Pryor’s 7-yard TD run in the first quarter was set up by a 41-yard punt return by Small to the Penn State 9. Special teams, especially the punting unit, has been a season-long problem, though the Nittany Lions have been able to overcome those woes against less-talented teams.
Not against Ohio State, though.
Ross Homan’s diving interception of Clark with 9:20 left — Penn State’s first interception in four games — sent Nittany Lions fans scurrying for the exits.
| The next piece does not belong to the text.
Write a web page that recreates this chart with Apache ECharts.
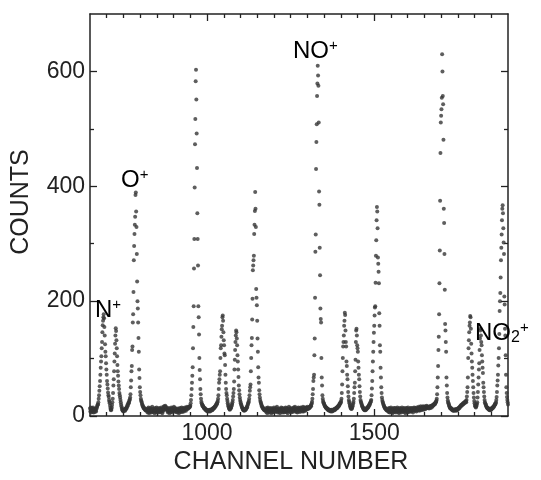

Clark’s touchdown plunge from a yard out on fourth down capped a nice second-quarter drive to tie the game at 7. It was the 21st rushing score of his career, breaking the mark for a Penn State quarterback set by his mentor, Michael Robinson.
Otherwise, Penn State struggled all day.
The Buckeyes smothered Clark’s receivers except for Graham Zug (seven catches, 96 yards), and pressured him up front. Cameron Heyward had two sacks and 11 tackles.
Clark finished 12 of 28 for 125 yards and the interception. He ran for 20 yards on 11 carries. Evan Royster managed just 36 yards on 13 carries, and a couple dropped passes didn’t help the offense, either.
“It’s just hard to put points on the board when you don’t have a consistent rhythm,” Clark said.